Jesus would not have been tempted by most of the things that routinely trip up frail mortals. But his greatness of spirit, his advanced understanding of all that is in the human heart, and his deep desire to do the will of the God of Israel would have left him vulnerable to the temptations of spiritual pride, the illegitimate use of spiritual power, and the alluring possibilities of taking short cuts to achieve the objectives of his mission. So it is that the evil one tries to push his buttons in all these areas. We might notice how Jesus uses Scripture to see off the evil one, to counter each proposition that is put to him. The evil one lapses into Scripture speak to try to tune in to Jesus, and to draw him to destruction by a distorted and perverted use of Scriptural reasoning. But Jesus so thoroughly inhabits the mind set of the Hebrew Scriptures that he can deploy the words of God to counter each false proposition that is put to him. We might therefore want to take advantage of the Bible study that will be running over the Monday nights of Lent in which we will be coming to a deep understanding of the epistle to the Galatians. In this way we too will have the words of God and the mind of Christ, which will equip us in our battle against temptation in Lent.
But more than a pre-ministry retreat process, Jesus is using this time in the wilderness to learn the ways of obedience. His entire ministry is about delighting to do the will of his heavenly Father, to be congruent with his plan for his mission. Indeed, to call God "Father," a title for God that Jesus will add new dimensions and depth to, is to point to his right to initiate, to command, to wisely direct. In the forty days of testing Jesus will make sure that he can say "yes" to God at every point and in every way, and "no" to the false directions and blind alleys of that false navigator, the evil one.
In that sense the time in the wilderness is a replay of the Garden of Eden scenario with which the Bible opens. The first Adam, followed the suggestions of the tempter, gave way to temptation, hid in shame from God, and thus began the human story with a story line of lostness, confusion, and self-inflicted unhappiness.
And that is where the temptations of Christ in the wilderness comes in. Here his obedience to the Father is clearly revealed, his firm no to sin opens up a way of hopefulness for us. As Brendan Byrne movingly puts it:
The obedience displayed in one human life gave expression to a divine love capable of overcoming and setting in reverse the whole destructive history of sin and selfishness from the beginning to the end of time. In Adam, as first ancestor, is told the "sin" story of the entire race - a story that leads to death. In Christ, as "Last Adam," is told the equally wide-ranging "grace" story, one that leads to the fullness of humanity intended by the Creator from the start. Both "stories" run in human lives and human society down to the end of time.

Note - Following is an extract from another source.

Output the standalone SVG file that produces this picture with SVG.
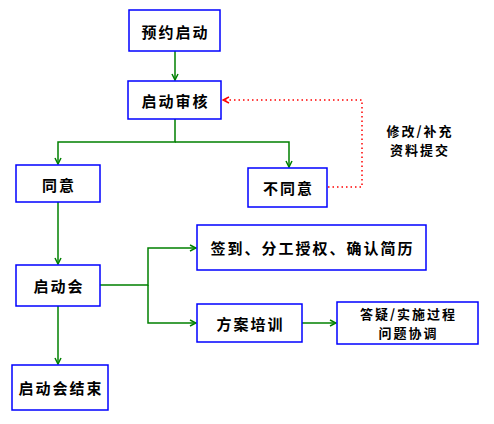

Here in the wilderness we see Christ wading into the strong, dark current of human sinfulness and reversing it. Now the current is flowing the other way because the model human life that represents God’s best hopes for us has said no to the seductive temptations that are put before supremely effective spiritual leaders.
In this season of Lenten hopefulness we are being invited to come to terms with the radical selfishness, otherwise known as sin, as it works itself out in the particularities of our personalities. For each one of us there will be an issue calling out for attention, and for action.

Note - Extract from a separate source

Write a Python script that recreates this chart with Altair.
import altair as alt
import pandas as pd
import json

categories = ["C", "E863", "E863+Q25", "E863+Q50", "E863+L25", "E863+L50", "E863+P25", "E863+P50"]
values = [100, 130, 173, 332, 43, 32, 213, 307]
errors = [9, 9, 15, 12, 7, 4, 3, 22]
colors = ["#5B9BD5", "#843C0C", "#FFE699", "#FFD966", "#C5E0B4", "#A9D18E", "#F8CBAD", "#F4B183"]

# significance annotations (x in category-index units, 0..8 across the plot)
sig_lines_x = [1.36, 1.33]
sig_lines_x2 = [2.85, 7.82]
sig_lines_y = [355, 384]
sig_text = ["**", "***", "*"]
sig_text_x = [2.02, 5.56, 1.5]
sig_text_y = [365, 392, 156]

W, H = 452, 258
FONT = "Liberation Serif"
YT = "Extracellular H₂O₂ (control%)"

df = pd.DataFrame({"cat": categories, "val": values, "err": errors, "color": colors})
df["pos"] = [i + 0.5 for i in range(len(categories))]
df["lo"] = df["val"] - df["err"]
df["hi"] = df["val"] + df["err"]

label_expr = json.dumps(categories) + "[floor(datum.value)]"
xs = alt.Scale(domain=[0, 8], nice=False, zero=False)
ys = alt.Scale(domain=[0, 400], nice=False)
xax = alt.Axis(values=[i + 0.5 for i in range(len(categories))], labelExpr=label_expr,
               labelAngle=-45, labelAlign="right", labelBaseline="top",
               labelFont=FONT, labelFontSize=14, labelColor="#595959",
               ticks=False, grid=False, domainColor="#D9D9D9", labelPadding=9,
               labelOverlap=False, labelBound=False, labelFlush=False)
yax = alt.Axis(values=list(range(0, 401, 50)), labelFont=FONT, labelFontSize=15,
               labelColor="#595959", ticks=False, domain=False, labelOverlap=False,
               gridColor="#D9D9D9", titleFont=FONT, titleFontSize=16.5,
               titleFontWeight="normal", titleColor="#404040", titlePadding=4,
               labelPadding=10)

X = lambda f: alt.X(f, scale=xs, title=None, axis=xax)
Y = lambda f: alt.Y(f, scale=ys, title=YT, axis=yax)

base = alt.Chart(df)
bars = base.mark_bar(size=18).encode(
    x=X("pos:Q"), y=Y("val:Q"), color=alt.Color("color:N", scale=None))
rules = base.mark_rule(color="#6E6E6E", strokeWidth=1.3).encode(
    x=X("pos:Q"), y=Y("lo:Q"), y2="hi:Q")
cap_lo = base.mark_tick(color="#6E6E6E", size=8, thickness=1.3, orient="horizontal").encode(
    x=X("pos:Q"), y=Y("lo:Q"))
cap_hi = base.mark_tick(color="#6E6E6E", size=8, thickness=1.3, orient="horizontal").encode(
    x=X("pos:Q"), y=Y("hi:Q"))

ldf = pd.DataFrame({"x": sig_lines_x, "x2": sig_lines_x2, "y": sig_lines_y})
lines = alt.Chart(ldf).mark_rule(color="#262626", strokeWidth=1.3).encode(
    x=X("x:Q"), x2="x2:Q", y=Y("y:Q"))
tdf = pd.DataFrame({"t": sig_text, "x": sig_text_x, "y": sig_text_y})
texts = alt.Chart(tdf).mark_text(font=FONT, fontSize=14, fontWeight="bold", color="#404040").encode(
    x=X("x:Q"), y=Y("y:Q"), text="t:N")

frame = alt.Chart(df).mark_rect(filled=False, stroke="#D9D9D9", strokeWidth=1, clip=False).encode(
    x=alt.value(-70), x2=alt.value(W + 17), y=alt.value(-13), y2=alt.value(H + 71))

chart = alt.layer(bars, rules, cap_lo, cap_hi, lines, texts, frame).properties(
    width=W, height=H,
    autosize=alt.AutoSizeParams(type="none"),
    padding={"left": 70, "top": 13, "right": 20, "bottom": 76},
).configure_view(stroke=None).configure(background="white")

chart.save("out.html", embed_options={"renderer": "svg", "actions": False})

In doing something about this we will need the acute insights of that master psychologist St Augustine into what drives us to do the self defeating things that we do. Augustine was a passionate man with an acute insight into human behaviour. He could see that we seldom make clear, rational choices, because we are just not built that way. Desire is what drives our actions, and our hope for the delight that will follow from getting what we want. Feelings come first with us, but our choices and our desires and our feelings are clouded and confused. Usually we have mixed motives, and sometimes our choices are perverse and self-destructive. We are influenced by many lives that have gone before us, who have shaped our moral horizons and our behavioural expectations for good or ill in ways that we are often unaware of. Maybe we have chosen Christ, but there are vast areas of our psychic hinterland that remain unconverted, and pretty greedy, lustful, and vengeful to boot.
Another useful Lenten discipline would be to read Augustine’s Confessions, the story of how he became a Christian. In it we will see his confident trust in the power of God’s grace to cut through our confusions, and to resolve our inability to do the good that we want to do. We could benefit from the way he confidently expected Divine grace to kick-start our apprentice ship in Christian living - as he pointed out it is comparatively rare for people to sort themselves out by pulling themselves up by their own boot straps.
Augustine was struck by the way original sin has greatly reduced human freedom. But there is in fact just enough freedom left in us to choose to go with God, and his life giving ways of restoration. We are frail creatures of dust, here only for a short time, but there is also something rather splendid about us. Even those who live without God often choose to live in impressively unselfish ways.
What Christ did in the wilderness was to get sin and evil on the run, to open up a contra direction in the flow of human experience and expectation. He had seen personified evil off, and would do so again, and he had done it by turning the bankrupt logic of temptation on its head. He has now opened up the way for us to take action, to get cracking, to have the resolved confidence to get our Lenten spring-cleaning under way.
To what extent will this be our grit and determination, or God’s powerful transforming grace? The disciples of St Augustine and his near contemporary John Cassian could argue about this until the cows come home. But John Cassian said something that I will be using to my benefit this Lent:
God is not only the suggester of what is good, but the maintainer and insister of it, so that sometimes he draws us towards salvation even against our will and without our knowing it.